E del resto Krešimir Ćosić era l’evoluzione di Zvonko Petričević, Mirza Delibašić era l’evoluzione di Dragoslav Ražnatovic ed in generale la “zlata generacija” era l’evoluzione delle selezioni che Aleksandar Nikolić aveva plasmato dalle stalle alle stelle.
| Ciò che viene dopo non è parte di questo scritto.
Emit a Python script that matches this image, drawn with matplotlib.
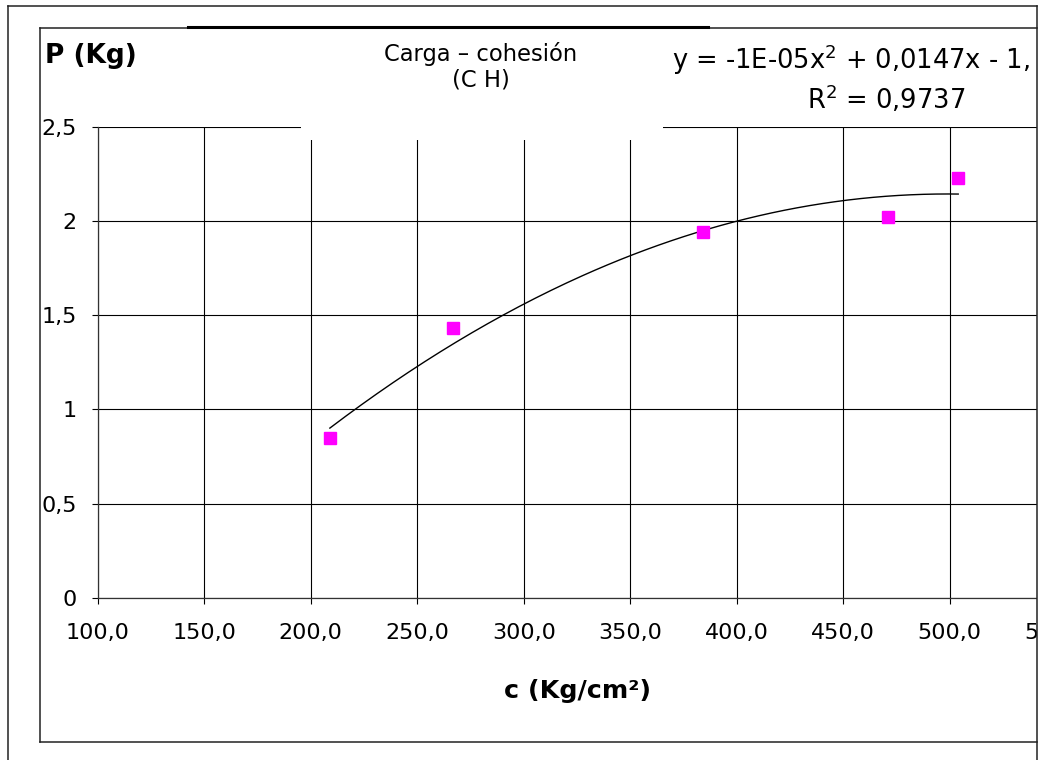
import numpy as np
import matplotlib.pyplot as plt
from matplotlib.patches import Rectangle
from matplotlib.lines import Line2D

plt.rcParams['font.family'] = ['DejaVu Sans']

# datos
cohesion = [209, 267, 384, 471, 504]        # c (Kg/cm²)
carga = [0.85, 1.43, 1.94, 2.02, 2.23]      # P (Kg)

x_ticks = [100, 150, 200, 250, 300, 350, 400, 450, 500, 550]
x_labels = ['100,0', '150,0', '200,0', '250,0', '300,0',
            '350,0', '400,0', '450,0', '500,0', '550,0']
y_ticks = [0, 0.5, 1, 1.5, 2, 2.5]
y_labels = ['0', '0,5', '1', '1,5', '2', '2,5']

# tamaño de la figura en pixeles
W, H = 1047, 760


def fx(px):
    return px / W


def fy(py):
    return 1 - py / H


fig = plt.figure(figsize=(W / 100, H / 100), dpi=100)
ax = fig.add_axes([fx(97.7), fy(597.7), fx(1056.2) - fx(97.7), fy(126.7) - fy(597.7)])

ax.set_xlim(100, 550)
ax.set_ylim(0, 2.5)
ax.set_xticks(x_ticks, x_labels)
ax.set_yticks(y_ticks, y_labels)
ax.tick_params(axis='x', direction='out', length=4.5, width=0.8, pad=13.5, labelsize=16)
ax.tick_params(axis='y', direction='out', length=4.5, width=0.8, pad=10.5, labelsize=16)
ax.grid(True, color='black', lw=0.8)
ax.set_axisbelow(True)
for s in ['top', 'right']:
    ax.spines[s].set_visible(False)
for s in ['left', 'bottom']:
    ax.spines[s].set_color('#333333')
    ax.spines[s].set_linewidth(0.9)

# línea de tendencia polinómica (grado 2)
coef = np.polyfit(cohesion, carga, 2)
xs = np.linspace(min(cohesion), max(cohesion), 200)
ax.plot(xs, np.polyval(coef, xs), color='black', lw=1, zorder=3)
ax.plot(cohesion, carga, 's', color='#FF00FF', ms=9, mec='#FF00FF', zorder=4, clip_on=False)

# cajas blancas del título y de la ecuación
fig.add_artist(Rectangle((fx(301), fy(140)), fx(663) - fx(301), fy(28) - fy(140),
                         transform=fig.transFigure, facecolor='white', edgecolor='none', zorder=5))
fig.add_artist(Rectangle((fx(663), fy(126)), fx(1037) - fx(663), fy(28) - fy(126),
                         transform=fig.transFigure, facecolor='white', edgecolor='none', zorder=5))
# recorte a la derecha
fig.add_artist(Rectangle((fx(1037), 0), 1 - fx(1037), 1,
                         transform=fig.transFigure, facecolor='white', edgecolor='none', zorder=6))

# marcos
def fline(x0, y0, x1, y1, lw=1.1, color='#222222'):
    fig.add_artist(Line2D([fx(x0), fx(x1)], [fy(y0), fy(y1)], transform=fig.transFigure,
                          color=color, lw=lw, zorder=7))


fline(8, 6, 8, 760)
fline(8, 6, 1037, 6)
fline(1037, 6, 1037, 760)
fline(40, 28, 40, 742)
fline(40, 28, 1037, 28)
fline(40, 742, 1037, 742)
fline(188, 27, 708, 27, lw=2.2, color='black')

# textos
fig.text(fx(45), fy(63), 'P (Kg)', fontsize=19, fontweight='bold', va='baseline', zorder=8)
fig.text(fx(481), fy(61), 'Carga – cohesión', fontsize=16.3, ha='center', va='baseline', zorder=8)
fig.text(fx(481), fy(86.5), '(C H)', fontsize=16.3, ha='center', va='baseline', zorder=8)
fig.text(fx(672), fy(69), 'y = -1E-05x$^2$ + 0,0147x - 1,', fontsize=18.5, ha='left', va='baseline', zorder=8)
fig.text(fx(886), fy(109), 'R$^2$ = 0,9737', fontsize=18.5, ha='center', va='baseline', zorder=8)
fig.text(fx(578), fy(698), 'c (Kg/cm²)', fontsize=18.3, fontweight='bold', ha='center', va='baseline', zorder=8)

fig.savefig('out.png', dpi=100)
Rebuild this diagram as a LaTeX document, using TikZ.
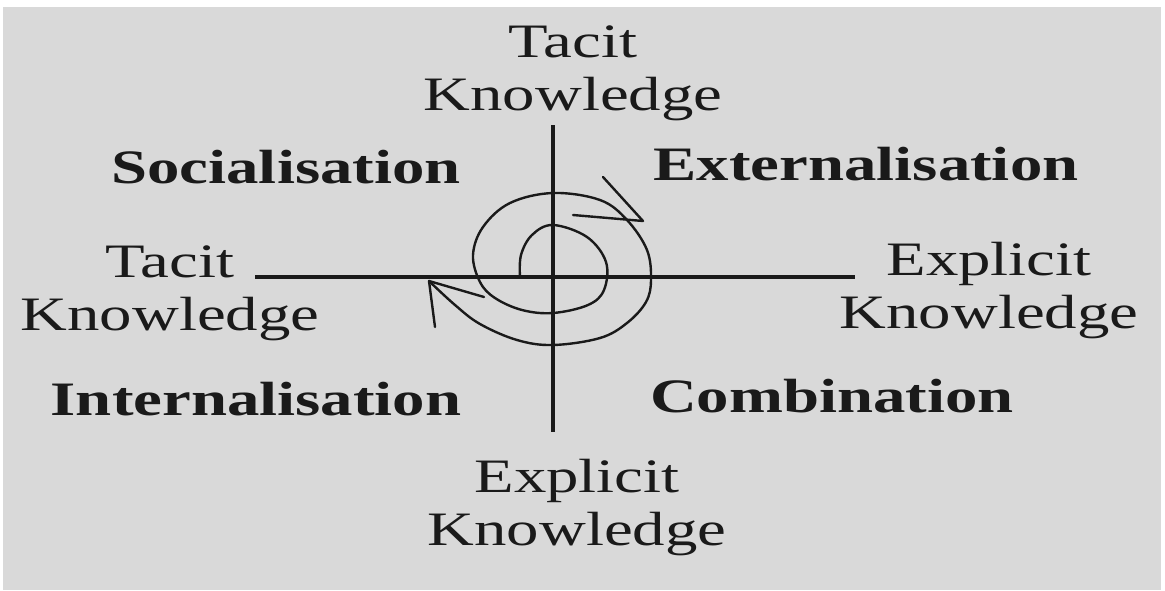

Pur amando le squadre di Radivoj Korać e Ivo Daneu non si può restare legati ad esse solo perché quelli arrivati negli anni Settanta ed Ottanta erano più atletici, tecnici, “cattivi”. Lo stesso discorso vale per l’NBA: forse il livello di trent’anni fa rappresentava il “giusto mix” di velocità e tecnica, forse oggi è troppo rapido e meno godibile…ma, come dice Pablo Laso, “Baloncesto es Baloncesto”…due canestri ed un pallone che rimbalza, e chi se ne frega se a giocare sono donne, uomini, bimbi, disabili…
Ecco, forse ciò che più mi dispiace è che vorrei che Tavčar mi accompagnasse nel comprendere meglio il basket professionistico, invece di limitarsi al “gran rifiuto”…vorrei che interpretasse, invece di schifare…vorrei che il mio idolo cronistico non mi apparisse…anacronistico…Ma poi penso che sia giusto che segua il suo credo senza snaturarsi. E così mi accontento delle cose che ci accomunano: entrambi odiamo il “basket urlato”, amiamo Larry Bird, John Havlicek, Krešimir Ćosić e Mirza Delibašić, siamo convinti che “Kari” Pešić sia il peggior allenatore delle Final Four di Eurolega, preghiamo entrambi il buon Dio affinchè conceda tutta la salute possibile a Šarūnas Jasikevičius…e allora come posso arrabbiarmi con lui? E’ più facile arrabbiarmi con Raffaele Baldini per aver scritto “Tavcar” invece di “Tavčar”. Sergio ed io a queste cose ci teniamo.